Al hablar de la esposa de Rodríguez Zapatero, la alcaldesa de Valencia rompía una regla de la política y del buen tono, la de no inmiscuirse en la vida privada de tus rivales si con ello quieres atacar a un adversario. Está feo, muy feo, obrar así, pero los malos modos de la Sra. Barberá la llevaban a proferir estas maldades, ella justamente que ha tenido una vida personal que cualquier maledicente podría airear. Por supuesto, doña Rita tiene derecho a hacer de su intimidad lo que buenamente quiera y sólo un reptil de la prensa podría sacar inmundicia o conjeturar sobre ella con manifiesto rencor.

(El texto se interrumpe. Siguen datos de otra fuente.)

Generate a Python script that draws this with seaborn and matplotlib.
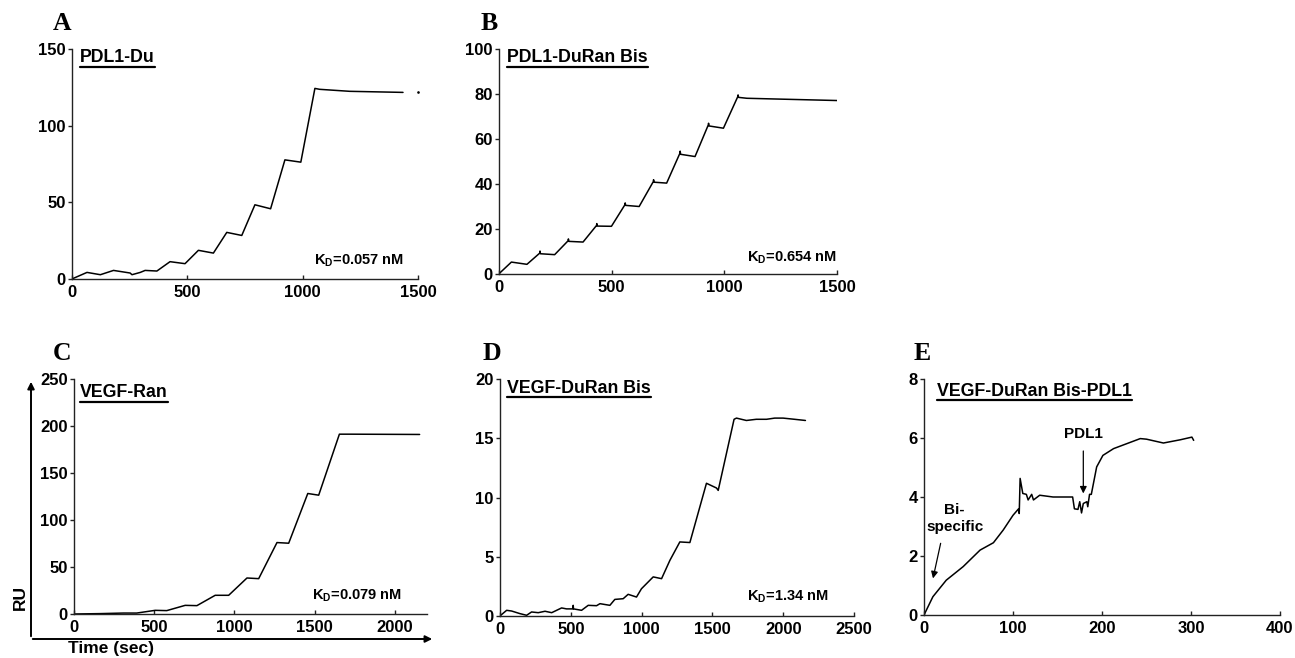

Es decir, todos somos vulnerables: cualquiera puede haber visto de ti más de lo que crees que ha visto. Si te abandonas al chismorreo, si cotilleas sin pruebas que puedas airear, entonces eso mismo podría hacerse de ti. Y de ti se presentaría una versión limitada, sesgada: una porción de verdad suficiente que no eres tú o no eres enteramente tú.

Adoptamos gestos, realizamos ademanes, que son las maneras que tenemos de presentarnos en público: siempre habrá quien nos esté mirando y escuchando, prestando atención. Seriamente preocupados por las apariencias, escrupulosos con el aspecto que mostramos, cuidamos nuestro yo o, mejor, la imagen que damos, que no es enteramente la imagen que otros tienen de nosotros.

Durante años, doña Rita Barberá tuvo lujos y pujos como munícipe, lujos perfectamente legales (imagino), pero su vida ha sido escrutada y de todo no podrá borrar huella. "Comprendo que la persona con la que comparte su vida no pueda más, ¡tiene que estar harta!”, podríamos sentenciar. Pero no lo haremos. Yo no sé nada de quien comparte su vida, no sé a qué dedica el tiempo libre, no sé qué espera de la existencia. No lo sé, pero podría averiguarlo. ¿Para qué, por qué?

Aparte de respetarla es que francamente queridos me importa un bledo.